YFCloud extends YFIOs to a networked version, removing the IOBC database and simplifying the driver layer to a TCP/IP socket interface. Each remote device maintains a socket connection, sending heartbeats if idle.

YFCloud integrates a WebSocket server for real‑time web communication and manages projects via templates and a platform‑level API for creation, editing, and lifecycle control.

3. General IoT Platform Architecture

YFIOs runs on the IoT gateway and communicates with YFCloud. The web front‑end provides process visualization, reports, curves, logs, parameter configuration, and camera monitoring.
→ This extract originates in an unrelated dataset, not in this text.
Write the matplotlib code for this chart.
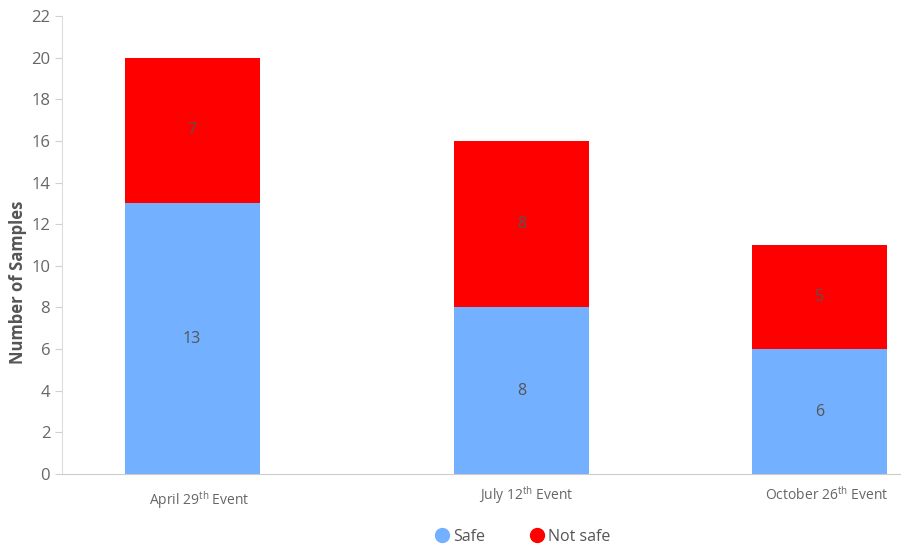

The web back‑end handles user/role management and project/template administration.

4. Summary

The platform’s main advantage is that it is entirely built on the .NET stack, reducing the need for diverse technical expertise and simplifying secondary development and maintenance.

IoT Project Case Summaries

1. Home Remote Health Monitoring System

Integrates blood‑glucose meters, blood‑pressure monitors, cameras, temperature/humidity modules, RFID, and 3G. Doctors can view data via a web portal and send messages to the device. The configuration‑based architecture allows driver adaptation for various sensor models.

2. Agricultural Greenhouse Monitoring System

An IoT gateway connects cameras and environmental sensors, transmitting data over Ethernet, Wi‑Fi, or 3G. Users monitor crop growth via PC, tablet, or mobile.

3. Offshore Fishery Monitoring System

Collects water quality via Modbus RTU, images via camera, GPS coordinates, and sends data through GPRS to a remote server.

4. Village‑Level Wastewater Treatment Monitoring System

Gateways link RS485/CAN devices to collect data and control equipment, communicating with the server via Wi‑Fi or GPRS. The web interface displays process diagrams, reports, and parameter settings.

Future Development Directions for IoT Projects

While consumer‑oriented IoT (smart homes, vehicle‑IoT) focuses on high volume and uniformity, industrial IoT faces diverse processes, harsh environments, 24/7 reliability requirements, and the need for extensibility and maintainability.

Future efforts will prioritize reliability, extract common components to minimize per‑project modifications, and, as cloud computing matures and standards solidify, enable different vendors to specialize in hardware or software parts under coordinated customer oversight.